## start
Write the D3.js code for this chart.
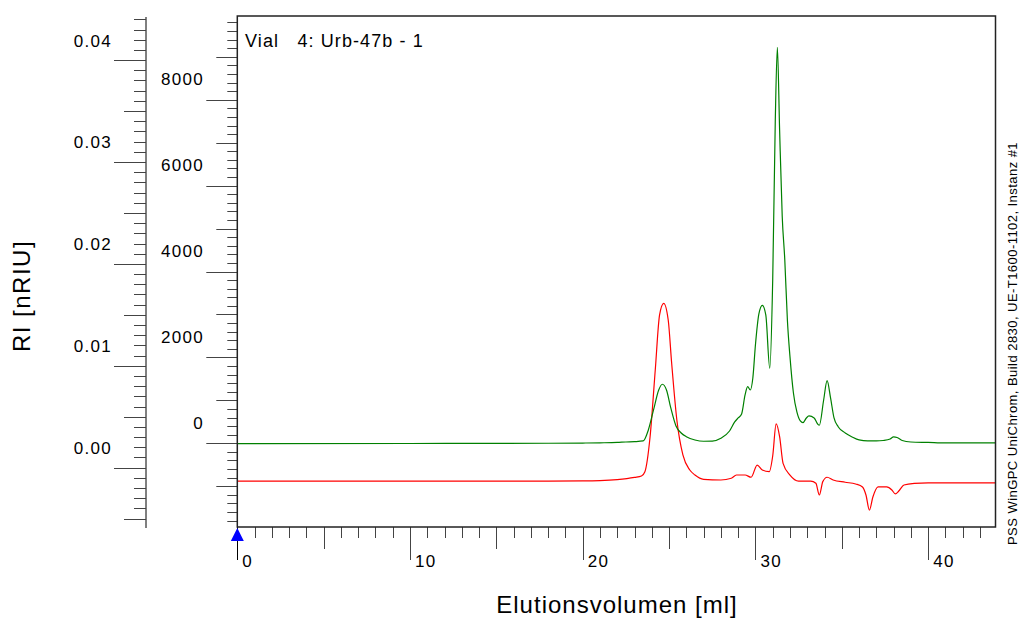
<!DOCTYPE html>
<html>
<head>
<meta charset="utf-8">
<script src="https://cdn.jsdelivr.net/npm/d3@7"></script>
<style>
  body { margin: 0; background: #fff; }
  text { font-family: "Liberation Sans", Arial, sans-serif; fill: #000; }
</style>
</head>
<body>
<div id="chart"></div>
<script>

//Data: elution volume [ml] and signal
var greenMl  = [0, 10, 18, 20, 21, 22, 22.5, 23, 23.5, 23.8, 24.1, 24.4, 24.61, 24.85, 25.1, 25.4, 25.7, 26, 26.5, 27, 27.5, 28, 28.5, 28.8, 29, 29.2, 29.4, 29.55, 29.7, 29.85, 30.0, 30.2, 30.4, 30.6, 30.83, 31.0, 31.15, 31.27, 31.4, 31.55, 31.7, 31.85, 32.0, 32.2, 32.4, 32.6, 32.75, 32.95, 33.1, 33.4, 33.6, 33.7, 33.95, 34.15, 34.35, 34.55, 34.8, 35.2, 35.6, 36, 36.5, 37, 37.4, 37.8, 38.0, 38.2, 38.5, 39, 40, 41, 42, 43.9];
var greenVal = [-10, -5, 0, 5, 10, 19, 30, 37, 54, 310, 776, 1241, 1374, 1241, 822, 403, 240, 154, 77, 47, 49, 116, 286, 496, 589, 682, 1125, 1318, 1241, 1521, 2289, 3011, 3209, 2988, 1747, 3803, 7529, 9222, 7296, 5293, 4269, 2872, 2017, 1171, 729, 519, 480, 589, 636, 589, 449, 419, 1008, 1458, 1055, 589, 380, 240, 147, 77, 54, 54, 65, 100, 147, 135, 65, 30, 19, 7, 7, 7];

var redMl  = [0, 10, 18, 20, 21, 22, 23, 23.4, 23.6, 23.9, 24.2, 24.45, 24.69, 24.95, 25.15, 25.45, 25.8, 26.2, 26.5, 27, 28, 28.6, 28.9, 29.4, 29.75, 30.1, 30.4, 30.8, 31.0, 31.2, 31.4, 31.6, 32.0, 32.5, 33.2, 33.5, 33.7, 33.9, 34.15, 34.5, 35.2, 35.8, 36.2, 36.4, 36.6, 36.8, 37.1, 37.6, 37.9, 38.1, 38.3, 38.6, 39.2, 40, 43.9];
var redVal = [-0.00131, -0.00131, -0.00131, -0.00130, -0.00127, -0.00117, -0.00095, -0.00081, -0.00039, 0.00304, 0.00959, 0.01499, 0.01613, 0.01449, 0.01025, 0.00468, 0.00125, -0.00023, -0.00072, -0.00114, -0.00121, -0.00104, -0.00072, -0.00072, -0.00094, 0.00026, -0.00023, -0.00039, 0.00115, 0.00429, 0.00304, 0.00043, -0.00072, -0.00131, -0.00131, -0.00153, -0.00268, -0.00137, -0.00094, -0.00121, -0.00143, -0.0016, -0.00189, -0.00268, -0.00417, -0.00288, -0.00189, -0.00189, -0.00219, -0.00258, -0.00229, -0.0017, -0.00155, -0.0015, -0.0015];

//Tick labels
var outerLabels = [0.00, 0.01, 0.02, 0.03, 0.04];
var innerLabels = [0, 2000, 4000, 6000, 8000];
var xLabels = [0, 10, 20, 30, 40];

var title = "Vial   4: Urb-47b - 1";
var xTitle = "Elutionsvolumen [ml]";
var yTitle = "RI [nRIU]";
var footer = "PSS WinGPC UniChrom, Build 2830, UE-T1600-1102, Instanz #1";

var makeChart = function() {

    //Width and Height
    var w = 1020;
    var h = 619;
    var frame = {left: 237.3, right: 995.5, top: 16, bottom: 527};
    var outerX = 146;
    var tickColor = "#444";

    //Scales
    var x = d3.scaleLinear().domain([0, 43.9]).range([frame.left, frame.right]);
    var yInner = d3.scaleLinear().domain([-1950, 9950]).range([frame.bottom, frame.top]);
    var yOuter = d3.scaleLinear().domain([-0.00592, 0.04423]).range([528, 17]);

    var chart = d3.select("#chart")
        .append("svg")
        .attr("width", w)
        .attr("height", h);

    chart.append("rect")
        .attr("width", w)
        .attr("height", h)
        .attr("fill", "white");

    //Outer axis (0.00 - 0.04)
    var outer = chart.append("g").attr("class", "outer");
    outer.append("line")
        .attr("x1", outerX).attr("x2", outerX)
        .attr("y1", 17).attr("y2", 528)
        .attr("stroke", "#000");

    var outerTicks = d3.range(-5, 45).map(d => d / 1000);
    outer.selectAll("line.tick")
        .data(outerTicks)
        .enter()
        .append("line")
        .attr("class", "tick")
        .attr("x1", function(d) {
            var k = Math.round(d * 1000);
            if (k % 10 == 0) return outerX - 32;
            if (k % 5 == 0) return outerX - 22;
            return outerX - 12;
        })
        .attr("x2", outerX)
        .attr("y1", d => Math.round(yOuter(d)) + 0.5)
        .attr("y2", d => Math.round(yOuter(d)) + 0.5)
        .attr("stroke", tickColor);

    outer.selectAll("text")
        .data(outerLabels)
        .enter()
        .append("text")
        .attr("x", 112)
        .attr("y", d => yOuter(d) - 13.5)
        .attr("text-anchor", "end")
        .style("font-size", "17px")
        .style("letter-spacing", "1.3px")
        .text(d => d3.format(".2f")(d));

    //Inner axis (0 - 8000)
    var inner = chart.append("g").attr("class", "inner");
    var innerTicks = d3.range(-1800, 10000, 200);
    inner.selectAll("line.tick")
        .data(innerTicks)
        .enter()
        .append("line")
        .attr("class", "tick")
        .attr("x1", function(d) {
            if (d % 2000 == 0) return frame.left - 31;
            if (d % 1000 == 0) return frame.left - 21;
            return frame.left - 10;
        })
        .attr("x2", frame.left)
        .attr("y1", d => Math.round(yInner(d)) + 0.5)
        .attr("y2", d => Math.round(yInner(d)) + 0.5)
        .attr("stroke", tickColor);

    inner.selectAll("text")
        .data(innerLabels)
        .enter()
        .append("text")
        .attr("x", 204)
        .attr("y", d => yInner(d) - 14.5)
        .attr("text-anchor", "end")
        .style("font-size", "17px")
        .style("letter-spacing", "1.3px")
        .text(d => d);

    //X axis ticks
    var xAxis = chart.append("g").attr("class", "xaxis");
    xAxis.selectAll("line")
        .data(d3.range(0, 44))
        .enter()
        .append("line")
        .attr("x1", d => Math.round(x(d)) + 0.5)
        .attr("x2", d => Math.round(x(d)) + 0.5)
        .attr("y1", frame.bottom)
        .attr("y2", function(d) {
            if (d % 10 == 0) return frame.bottom + 33;
            if (d % 5 == 0) return frame.bottom + 22;
            return frame.bottom + 11;
        })
        .attr("stroke", d => d == 0 ? "#000" : tickColor);

    xAxis.selectAll("text")
        .data(xLabels)
        .enter()
        .append("text")
        .attr("x", d => x(d) + 5)
        .attr("y", 567)
        .style("font-size", "17px")
        .style("letter-spacing", "1.3px")
        .text(d => d);

    //Blue start marker
    chart.append("path")
        .attr("d", "M" + x(0) + "," + (frame.bottom + 1) + " l6.5,13 l-13,0 z")
        .attr("fill", "#0000ff");

    //Curves
    var greenLine = d3.line()
        .x((d, i) => x(greenMl[i]))
        .y(d => yInner(d))
        .curve(d3.curveMonotoneX);

    var redLine = d3.line()
        .x((d, i) => x(redMl[i]))
        .y(d => yOuter(d))
        .curve(d3.curveMonotoneX);

    chart.append("path")
        .attr("d", redLine(redVal))
        .attr("fill", "none")
        .attr("stroke", "#ff0000")
        .attr("stroke-width", 1.2);

    chart.append("path")
        .attr("d", greenLine(greenVal))
        .attr("fill", "none")
        .attr("stroke", "#008000")
        .attr("stroke-width", 1.2);

    //Frame
    chart.append("rect")
        .attr("x", frame.left)
        .attr("y", frame.top)
        .attr("width", frame.right - frame.left)
        .attr("height", frame.bottom - frame.top)
        .attr("fill", "none")
        .attr("stroke", "#222")
        .attr("stroke-width", 1.5);

    //Texts
    chart.append("text")
        .attr("x", 245)
        .attr("y", 47)
        .attr("xml:space", "preserve")
        .style("white-space", "pre")
        .style("font-size", "18px")
        .style("letter-spacing", "1.1px")
        .text(title);

    chart.append("text")
        .attr("x", 617)
        .attr("y", 613)
        .attr("text-anchor", "middle")
        .style("font-size", "24px")
        .style("letter-spacing", "1px")
        .text(xTitle);

    chart.append("text")
        .attr("transform", "translate(30,296) rotate(-90)")
        .attr("text-anchor", "middle")
        .style("font-size", "24px")
        .style("letter-spacing", "1.5px")
        .text(yTitle);

    chart.append("text")
        .attr("transform", "translate(1016.5,545) rotate(-90)")
        .style("font-size", "13px")
        .style("letter-spacing", "0.45px")
        .text(footer);
}

makeChart();
</script>
</body>
</html>
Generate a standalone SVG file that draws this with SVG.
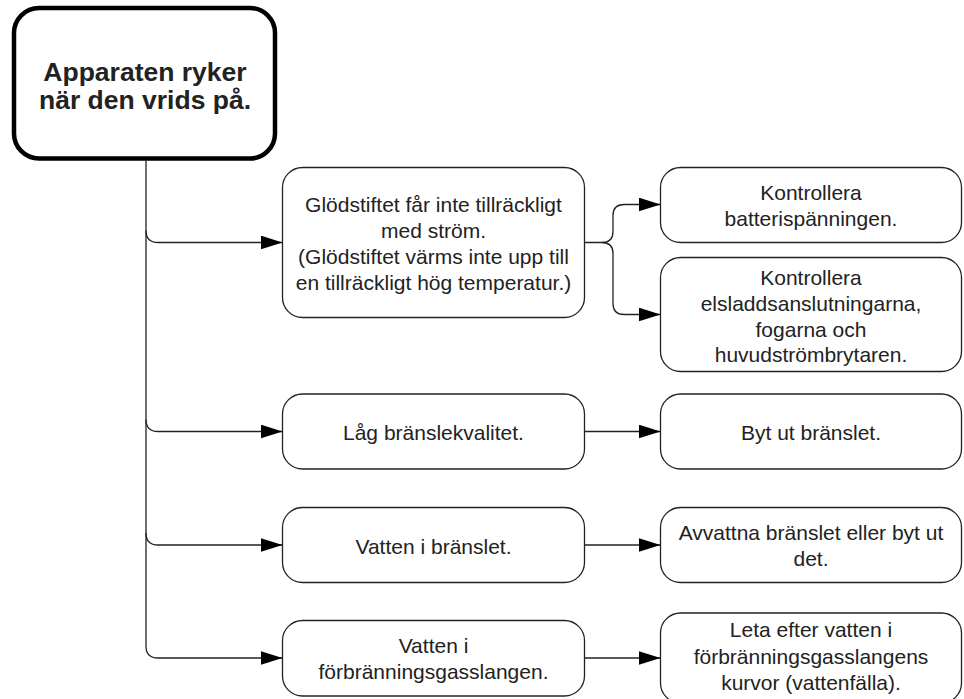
<svg xmlns="http://www.w3.org/2000/svg" width="964" height="699" viewBox="0 0 964 699">
<style>
.box{fill:#fff;stroke:#222;stroke-width:1.3}
.root{fill:#fff;stroke:#000;stroke-width:4.5}
.t{font-family:"Liberation Sans",Arial,sans-serif;font-size:21px;fill:#222;text-anchor:middle}
.tb{font-family:"Liberation Sans",Arial,sans-serif;font-size:26.5px;font-weight:bold;fill:#222;text-anchor:middle}
.c{fill:none;stroke:#222;stroke-width:1.3}
</style>
<defs>
<marker id="arr" markerUnits="userSpaceOnUse" markerWidth="22" markerHeight="14" refX="22" refY="7" orient="auto">
<path d="M0,0 L22,7 L0,14 z" fill="#000"/>
</marker>
</defs>
<rect width="964" height="699" fill="#fff"/>
<g id="connectors">
<path class="c" d="M146,160.5 V646 Q146,658 158,658 H282.5" marker-end="url(#arr)"/>
<path class="c" d="M146,230.5 Q146,242.5 158,242.5 H282.5" marker-end="url(#arr)"/>
<path class="c" d="M146,419.5 Q146,431.5 158,431.5 H282.5" marker-end="url(#arr)"/>
<path class="c" d="M146,533 Q146,545 158,545 H282.5" marker-end="url(#arr)"/>
<path class="c" d="M584.5,242.5 H602 Q613,242.5 613,231.5 V215.5 Q613,204.5 624,204.5 H660.5" marker-end="url(#arr)"/>
<path class="c" d="M602,242.5 Q613,242.5 613,253.5 V303.5 Q613,314.5 624,314.5 H660.5" marker-end="url(#arr)"/>
<path class="c" d="M584.5,431.5 H660.5" marker-end="url(#arr)"/>
<path class="c" d="M584.5,545 H660.5" marker-end="url(#arr)"/>
<path class="c" d="M584.5,658 H660.5" marker-end="url(#arr)"/>
</g>
<g id="root">
<rect class="root" x="14" y="8" width="261" height="150.5" rx="25"/>
<text class="tb" x="145" y="81">Apparaten ryker</text>
<text class="tb" x="145" y="109">när den vrids på.</text>
</g>
<g id="n1">
<rect class="box" x="282.5" y="167.5" width="302" height="150" rx="20"/>
<text class="t" x="433.5" y="212">Glödstiftet får inte tillräckligt</text>
<text class="t" x="433.5" y="238">med ström.</text>
<text class="t" x="433.5" y="264">(Glödstiftet värms inte upp till</text>
<text class="t" x="433.5" y="290">en tillräckligt hög temperatur.)</text>
</g>
<g id="n1a">
<rect class="box" x="660.5" y="167.5" width="301" height="75" rx="20"/>
<text class="t" x="811" y="199.5">Kontrollera</text>
<text class="t" x="811" y="225.5">batterispänningen.</text>
</g>
<g id="n1b">
<rect class="box" x="660.5" y="257.5" width="301" height="114" rx="20"/>
<text class="t" x="811" y="284.5">Kontrollera</text>
<text class="t" x="811" y="310.5">elsladdsanslutningarna,</text>
<text class="t" x="811" y="336.5">fogarna och</text>
<text class="t" x="811" y="362">huvudströmbrytaren.</text>
</g>
<g id="n2">
<rect class="box" x="282.5" y="394" width="302" height="75" rx="20"/>
<text class="t" x="433.5" y="440">Låg bränslekvalitet.</text>
</g>
<g id="n2a">
<rect class="box" x="660.5" y="394" width="301" height="75" rx="20"/>
<text class="t" x="811" y="440">Byt ut bränslet.</text>
</g>
<g id="n3">
<rect class="box" x="282.5" y="507.5" width="302" height="75" rx="20"/>
<text class="t" x="433.5" y="553.5">Vatten i bränslet.</text>
</g>
<g id="n3a">
<rect class="box" x="660.5" y="507.5" width="301" height="75" rx="20"/>
<text class="t" x="811" y="540">Avvattna bränslet eller byt ut</text>
<text class="t" x="811" y="566">det.</text>
</g>
<g id="n4">
<rect class="box" x="282.5" y="620.5" width="302" height="75.5" rx="20"/>
<text class="t" x="433.5" y="652.5">Vatten i</text>
<text class="t" x="433.5" y="679">förbränningsgasslangen.</text>
</g>
<g id="n4a">
<rect class="box" x="660.5" y="613" width="301" height="90" rx="20"/>
<text class="t" x="811" y="637">Leta efter vatten i</text>
<text class="t" x="811" y="663.5">förbränningsgasslangens</text>
<text class="t" x="811" y="690">kurvor (vattenfälla).</text>
</g>
</svg>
## end
Scan the listing above. Gather each line that contains the word "this".

# TASK SOLUTION
Write the D3.js code for this chart.
Generate a standalone SVG file that draws this with SVG.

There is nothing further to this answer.